The thing is, although my husband is now doing really well, there were a great many years that he sexually and emotionally acted out in his addiction on me. And although we have both begun a beautiful journey of healing from that trauma, there are still things I don't feel safe with.

I don't feel safe when he touches me, especially when he touches me with his hands.
I do feel safe when he hugs me, but only from the front, not from behind.
I don't feel safe when we lay in bed and his leg, hand, arm, or anything else, bumps against me.
I don't feel safe when his hand is laying on the blanket next to me, but I can feel the resultant push from the blanket into me.

It is really difficult for me to feel physically safe around him.

That is not to say that we don't have sexual intimacy. As explained in my previous blog post , we aren't perfect in that category, but we are progressing. 

The problem comes when sexual intimacy ends, I just want it to end. I don't want to get lovey dovey or touchy feely. I just want to go on with life until the next time we connect on that level.

How horrible does that sound? Really, I feel horrible for saying it, but it's my reality.
And I feel the weight of obligation, like there is something defective about it and it's my responsibility to somehow fix myself.

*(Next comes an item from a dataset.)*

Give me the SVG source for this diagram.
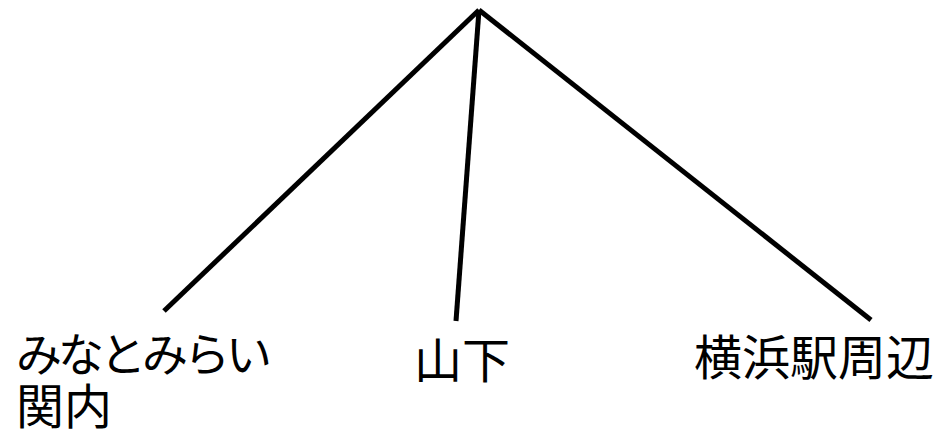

I have been conditioned to know what physical touch leads to sexual touch. So, I avoid physical touch to avoid the foreboding sexual tough that I perceive will follow.
I really don't know if it WILL follow.
He often promises me it won't.
Believing him is hard.
But what if it's not just that. 
What if I just don't want to be touched?
Is that not OK? Is that not my right?

What if I don't want to be fixed?
What if I don't want to be touched in that way, ever?
What if I want to keep the two full sized beds we bought when we separated, instead of buying one king?
I don't mind then smashed together to make one giant bed, so long as he understands they are still separate beds and I need him to respect my space.

And now I feel the weight of disappointment.
Disappointing him, because I know what he wants.
And I think what he wants is righteous and good.

He wants to be physical.
Hold my hand

He wants it all..... but I want none of it.
And I don't know if I'll ever want it.
So what does that make me? 

A rigid hag?


  1. It doesn't make you a rigid hag. One realisation I recently came to, is that it's okay to say no. My husband is good at respecting me when I do, but I think subconsciously there have been times I've not said no because I feel guilty about not giving him other things he would like, so I haven't said it. But it is okay to say no if you don't feel comfortable with something. It's okay to say it and not feel guilty. It's also okay to say yes, IF the reason is love/a desire to be close/because it's good and right. But if you're not comfortable, it's okay to say no! (Did I say that enough times?)
    Also, we have realised that spouses can often be behind in recovery; the one with the addiction begins their recovery, and in the process of disclosure it gets dumped on the spouse (metaphorically), who then has to process it and work through the resulting trauma. Not that spouses have to stay behind in recovery, but we shouldn't feel bad if we need more time than they seem to.
    Take things at your own pace. Talk to your husband and explain what you're feeling/why you feel like that as best as you can. Let him know what boundaries you need, and if you don't yet know what those are, tell him that too. Communication is key in fighting addiction. He needs to know where you're at as much as you need to know where he's at. It might also help to have him research/learn about betrayal trauma, so he can understand that your feelings aren't necessarily based on who he is/what he does now, but that current events can trigger you based on experiences of the past, and that you need to be allowed to feel those emotions and work through them at your own pace.

  2. This reminded me of Chelom Leavitts class again! She talks about some kind of process of GRADUALLY being ok with physical touch and NOT going straight to sexual touch. Can't remember the name of the process but definitely something I'm looking into.